Nice, naice … or just naff?

That’s the trouble with LibDems: superficially and individually almost harmless. Then someone gets an idea; it all goes ballistic and we end up with the Brokeback Coalition.

But how does one “unveil” Christmas tree? As here:

If you join the campaign this weekend, on Sunday you can join us for Christmas Dinner and the unveiling of our campaign Christmas Tree. Bring a decoration and help us to get the campaign in the Christmas spirit!

To Malcolm’s mind, there’s generally something a bit fishy once the exclamation marks are deployed.

Sure enough, here one comes again with today’s exciting instalment:

It’s two weekends before Christmas and I’m writing this from the Campaign HQ in Oldham East and Saddleworth.

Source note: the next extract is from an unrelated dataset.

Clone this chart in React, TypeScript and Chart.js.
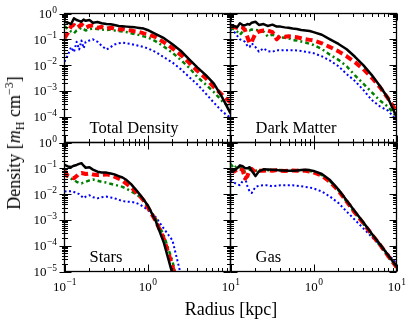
import React, { useEffect, useRef } from "react";
import { Chart, registerables } from "chart.js";

Chart.register(...registerables);

const W = 415;
const H = 325;

// ---- data (radius in kpc, density in m_H cm^-3) ----
const radiusKpc = [0.1, 0.11, 0.12, 0.13, 0.14, 0.15, 0.16, 0.17, 0.18, 0.2, 0.22, 0.25, 0.28, 0.32, 0.36, 0.4, 0.45, 0.5, 0.56, 0.63, 0.71, 0.8, 0.9, 1.0, 1.26, 1.58, 2.0, 2.51, 3.16, 3.98, 5.01, 6.31, 7.94, 10];

const totalSolid = [0.48, 0.44, 0.39, 0.65, 0.56, 0.52, 0.48, 0.58, 0.52, 0.56, 0.44, 0.47, 0.42, 0.39, 0.38, 0.36, 0.33, 0.32, 0.31, 0.30, 0.29, 0.275, 0.26, 0.23, 0.16, 0.11, 0.064, 0.036, 0.017, 0.0082, 0.0042, 0.0019, 0.00056, 0.000135];
const totalDashed = [0.11, 0.18, 0.32, 0.36, 0.28, 0.32, 0.38, 0.32, 0.28, 0.33, 0.35, 0.28, 0.30, 0.26, 0.28, 0.26, 0.24, 0.25, 0.23, 0.22, 0.20, 0.19, 0.17, 0.16, 0.12, 0.076, 0.045, 0.025, 0.0126, 0.006, 0.0032, 0.0014, 0.0007, 0.00035];
const totalDashDot = [0.32, 0.25, 0.20, 0.17, 0.22, 0.25, 0.28, 0.25, 0.22, 0.25, 0.26, 0.25, 0.24, 0.23, 0.24, 0.22, 0.21, 0.20, 0.19, 0.17, 0.16, 0.145, 0.13, 0.12, 0.083, 0.052, 0.030, 0.016, 0.008, 0.0035, 0.0018, 0.0009, 0.0004, 0.00022];
const totalDotted = [0.0135, 0.025, 0.05, 0.032, 0.08, 0.04, 0.09, 0.045, 0.08, 0.09, 0.1, 0.08, 0.056, 0.04, 0.05, 0.063, 0.07, 0.074, 0.07, 0.066, 0.06, 0.055, 0.05, 0.045, 0.032, 0.02, 0.0126, 0.007, 0.0035, 0.0018, 0.0008, 0.00035, 0.00016, 0.00009];

const dmSolid = [0.36, 0.33, 0.29, 0.42, 0.36, 0.35, 0.39, 0.37, 0.44, 0.48, 0.36, 0.39, 0.33, 0.37, 0.31, 0.31, 0.29, 0.28, 0.26, 0.25, 0.23, 0.22, 0.21, 0.19, 0.15, 0.10, 0.066, 0.041, 0.021, 0.010, 0.0042, 0.00155, 0.00051, 0.0001];
const dmDashed = [0.33, 0.30, 0.28, 0.30, 0.29, 0.22, 0.12, 0.07, 0.08, 0.17, 0.20, 0.22, 0.22, 0.19, 0.10, 0.14, 0.125, 0.13, 0.125, 0.12, 0.11, 0.10, 0.095, 0.09, 0.07, 0.05, 0.034, 0.022, 0.013, 0.007, 0.0033, 0.0014, 0.0005, 0.00016];
const dmDashDot = [0.28, 0.24, 0.20, 0.15, 0.20, 0.25, 0.24, 0.22, 0.24, 0.23, 0.22, 0.20, 0.13, 0.15, 0.13, 0.12, 0.115, 0.11, 0.093, 0.09, 0.082, 0.075, 0.067, 0.06, 0.042, 0.025, 0.016, 0.009, 0.004, 0.0019, 0.0009, 0.00042, 0.00024, 0.0001];
const dmDotted = [0.25, 0.20, 0.14, 0.10, 0.09, 0.08, 0.055, 0.05, 0.07, 0.05, 0.033, 0.045, 0.035, 0.033, 0.038, 0.037, 0.038, 0.038, 0.038, 0.037, 0.035, 0.033, 0.031, 0.029, 0.022, 0.015, 0.009, 0.0045, 0.0024, 0.0011, 0.00045, 0.00025, 0.00017, 0.000074];

const starsSolid = [0.135, 0.118, 0.112, 0.126, 0.135, 0.148, 0.158, 0.126, 0.105, 0.11, 0.089, 0.074, 0.069, 0.068, 0.063, 0.058, 0.05, 0.044, 0.035, 0.025, 0.016, 0.01, 0.006, 0.0038, 0.00089, 0.000126, 0.000008, null, null, null, null, null, null, null];
const starsDashed = [0.08, 0.05, 0.044, 0.041, 0.05, 0.063, 0.066, 0.063, 0.06, 0.063, 0.058, 0.055, 0.056, 0.058, 0.054, 0.047, 0.04, 0.033, 0.025, 0.019, 0.013, 0.0089, 0.0056, 0.0032, 0.00089, 0.000178, 0.000016, 0.000001, null, null, null, null, null, null];
const starsDashDot = [0.055, 0.047, 0.04, 0.035, 0.03, 0.027, 0.026, 0.028, 0.03, 0.034, 0.037, 0.033, 0.03, 0.028, 0.025, 0.023, 0.021, 0.019, 0.016, 0.013, 0.0105, 0.008, 0.0056, 0.0035, 0.0011, 0.00024, 0.000025, 0.000001, null, null, null, null, null, null];
const starsDotted = [0.0125, 0.013, 0.013, 0.012, 0.011, 0.01, 0.0083, 0.007, 0.008, 0.009, 0.0076, 0.0069, 0.0076, 0.008, 0.0074, 0.0069, 0.006, 0.0054, 0.0051, 0.005, 0.0047, 0.004, 0.0032, 0.0025, 0.00126, 0.00045, 0.00016, 0.000008, null, null, null, null, null, null];

const gasSolid = [0.075, 0.08, 0.10, 0.13, 0.12, 0.10, 0.10, 0.11, 0.08, 0.05, 0.076, 0.091, 0.089, 0.087, 0.085, 0.083, 0.083, 0.081, 0.081, 0.083, 0.085, 0.087, 0.085, 0.079, 0.06, 0.035, 0.015, 0.0057, 0.0021, 0.00081, 0.0003, 0.000115, 0.000043, 0.000016];
const gasDashed = [0.085, 0.075, 0.09, 0.10, 0.085, 0.04, 0.05, 0.09, 0.095, 0.07, 0.08, 0.08, 0.085, 0.08, 0.085, 0.08, 0.078, 0.08, 0.082, 0.08, 0.08, 0.08, 0.075, 0.07, 0.052, 0.03, 0.0135, 0.0052, 0.0019, 0.00075, 0.00028, 0.00011, 0.00004, 0.000015];
const gasDashDot = [0.15, 0.10, 0.13, 0.11, 0.085, 0.075, 0.08, 0.09, 0.085, 0.08, 0.085, 0.08, 0.085, 0.083, 0.087, 0.085, 0.082, 0.084, 0.082, 0.085, 0.083, 0.08, 0.078, 0.073, 0.055, 0.032, 0.014, 0.005, 0.0018, 0.0007, 0.00026, 0.0001, 0.000038, 0.000014];
const gasDotted = [0.035, 0.028, 0.024, 0.022, 0.032, 0.042, 0.02, 0.0126, 0.011, 0.019, 0.021, 0.022, 0.022, 0.02, 0.021, 0.022, 0.022, 0.022, 0.022, 0.021, 0.02, 0.019, 0.018, 0.0166, 0.0126, 0.008, 0.0045, 0.0021, 0.001, 0.00047, 0.00022, 0.000105, 0.000047, 0.000021];

const xTickExponents = [-1, 0, 1];
const yTickExponents = [0, -1, -2, -3, -4, -5];
const panelTitles = ["Total Density", "Dark Matter", "Stars", "Gas"];

// ---- layout ----
const X0 = 64.5, X1 = 230.5, X2 = 396.5;
const Y0 = 13.5, Y1 = 142.5, Y2 = 271.5;
const SERIF = '"Liberation Serif", "Times New Roman", serif';

const STYLES = [
  { color: "#000000", width: 2.5, dash: [] as number[] },
  { color: "#ff0000", width: 4, dash: [7, 4] },
  { color: "#008000", width: 2.5, dash: [4, 3, 2, 3] },
  { color: "#0000ff", width: 2, dash: [2, 2.5] },
];

const PANELS = [
  { title: panelTitles[0], series: [totalSolid, totalDashed, totalDashDot, totalDotted], box: [X0, Y0, X1, Y1], yLab: yTickExponents.slice(0, 5), xLab: [] as number[], outer: true },
  { title: panelTitles[1], series: [dmSolid, dmDashed, dmDashDot, dmDotted], box: [X1, Y0, X2, Y1], yLab: [] as number[], xLab: [] as number[], outer: false },
  { title: panelTitles[2], series: [starsSolid, starsDashed, starsDashDot, starsDotted], box: [X0, Y1, X1, Y2], yLab: yTickExponents, xLab: xTickExponents, outer: true },
  { title: panelTitles[3], series: [gasSolid, gasDashed, gasDashDot, gasDotted], box: [X1, Y1, X2, Y2], yLab: [] as number[], xLab: xTickExponents.slice(1), outer: false },
];

function drawPow(ctx: CanvasRenderingContext2D, exp: number, x: number, baseline: number, align: "right" | "center") {
  const base = "10";
  const sup = exp < 0 ? "\u2212" + Math.abs(exp) : String(exp);
  ctx.font = `13px ${SERIF}`;
  const wb = ctx.measureText(base).width;
  ctx.font = `9.5px ${SERIF}`;
  const ws = ctx.measureText(sup).width;
  const total = wb + ws;
  const start = align === "right" ? x - total : x - total / 2;
  ctx.textAlign = "left";
  ctx.textBaseline = "alphabetic";
  ctx.font = `13px ${SERIF}`;
  ctx.fillText(base, start, baseline);
  ctx.font = `9.5px ${SERIF}`;
  ctx.fillText(sup, start + wb + 0.5, baseline - 5.5);
}

const framePlugin = {
  id: "framePlugin",
  afterDatasetsDraw(chart: any, _args: any, opts: any) {
    const { ctx, chartArea: a, scales } = chart;
    const xs = scales.x;
    const ys = scales.y;
    const cfg = opts.cfg;
    ctx.save();
    ctx.strokeStyle = "#000";
    ctx.lineWidth = 1;
    ctx.beginPath();
    // x ticks (top & bottom, inward)
    for (let d = -1; d <= 1; d++) {
      for (let m = 1; m <= 9; m++) {
        const v = m * Math.pow(10, d);
        if (v > 10.0001) break;
        const px = Math.round(xs.getPixelForValue(v)) + 0.5;
        const len = m === 1 ? 7 : 3.5;
        ctx.moveTo(px, a.bottom);
        ctx.lineTo(px, a.bottom - len);
        ctx.moveTo(px, a.top);
        ctx.lineTo(px, a.top + len);
      }
    }
    // y ticks (left & right)
    for (let d = -5; d <= 0; d++) {
      for (let m = 1; m <= 9; m++) {
        const v = m * Math.pow(10, d);
        if (v > 1.0001) break;
        const py = Math.round(ys.getPixelForValue(v)) + 0.5;
        const len = m === 1 ? 7 : 3.5;
        const out = cfg.outer ? (m === 1 ? 5 : 2.5) : 0;
        ctx.moveTo(a.left - out, py);
        ctx.lineTo(a.left + len, py);
        ctx.moveTo(a.right, py);
        ctx.lineTo(a.right - len, py);
      }
    }
    ctx.stroke();
    ctx.lineWidth = 1.3;
    ctx.strokeRect(a.left, a.top, a.right - a.left, a.bottom - a.top);

    ctx.fillStyle = "#000";
    for (const e of cfg.yLab) {
      const py = ys.getPixelForValue(Math.pow(10, e));
      drawPow(ctx, e, a.left - 8, py + 4.5, "right");
    }
    for (const e of cfg.xLab) {
      const px = xs.getPixelForValue(Math.pow(10, e));
      drawPow(ctx, e, px, a.bottom + 19, "center");
    }
    ctx.font = `16.5px ${SERIF}`;
    ctx.textAlign = "left";
    ctx.textBaseline = "alphabetic";
    ctx.fillText(cfg.title, a.left + 25, a.bottom - 9.5);
    ctx.restore();
  },
};

function Panel({ cfg }: { cfg: any }) {
  const ref = useRef<HTMLCanvasElement>(null);
  useEffect(() => {
    const [l, t, r, b] = cfg.box;
    const datasets = cfg.series.map((vals: (number | null)[], i: number) => ({
      data: radiusKpc
        .map((x, k) => ({ x, y: vals[k] }))
        .filter((p) => p.y !== null),
      borderColor: STYLES[i].color,
      borderWidth: STYLES[i].width,
      borderDash: STYLES[i].dash,
      borderCapStyle: "butt",
      borderJoinStyle: "round",
      pointRadius: 0,
      tension: 0,
      fill: false,
    }));
    const chart = new Chart(ref.current as HTMLCanvasElement, {
      type: "line",
      data: { datasets },
      options: {
        animation: false,
        responsive: false,
        devicePixelRatio: 1,
        events: [],
        layout: { padding: { left: l, top: t, right: W - r, bottom: H - b } },
        scales: {
          x: { type: "logarithmic", min: 0.1, max: 10, display: false },
          y: { type: "logarithmic", min: 1e-5, max: 1, display: false },
        },
        plugins: {
          legend: { display: false },
          tooltip: { enabled: false },
          framePlugin: { cfg },
        } as any,
      },
      plugins: [framePlugin],
    } as any);
    return () => chart.destroy();
  }, [cfg]);
  return (
    <canvas
      ref={ref}
      width={W}
      height={H}
      style={{ position: "absolute", left: 0, top: 0, width: W, height: H }}
    />
  );
}

export default function App() {
  return (
    <div
      style={{
        position: "fixed",
        left: 0,
        top: 0,
        width: W,
        height: H,
        background: "#fff",
        overflow: "hidden",
        fontFamily: SERIF,
      }}
    >
      {PANELS.map((p, i) => (
        <Panel key={i} cfg={p} />
      ))}
      <div
        style={{
          position: "absolute",
          left: 15,
          top: 143,
          transform: "translate(-50%, -50%) rotate(-90deg)",
          whiteSpace: "nowrap",
          fontSize: 18,
          lineHeight: "20px",
        }}
      >
        Density [<i>m</i>
        <span style={{ fontSize: 12, position: "relative", top: 4 }}>H</span>
        {" cm"}
        <span style={{ fontSize: 12, position: "relative", top: -7 }}>{"\u22123"}</span>]
      </div>
      <div
        style={{
          position: "absolute",
          left: 231,
          top: 309,
          transform: "translate(-50%, -50%)",
          whiteSpace: "nowrap",
          fontSize: 18,
          lineHeight: "20px",
        }}
      >
        Radius [kpc]
      </div>
    </div>
  );
}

There’s a really good atmosphere here – the place is buzzing with people, and I’ve just unveiled the official campaign Christmas tree!

Eleven further sentences in that piece, and — sure enough — two more screamers!

In passing, the betting at William Hill,  at the time of posting, was Labour 1/7 on, LibDems 7/1 against.

So, let’s view this magnificent and well-dressed specimen (Malcolm assumes it’s the one in the middle):

Tannenbaum, O Tannenbaum, we're goin' to get a tanning.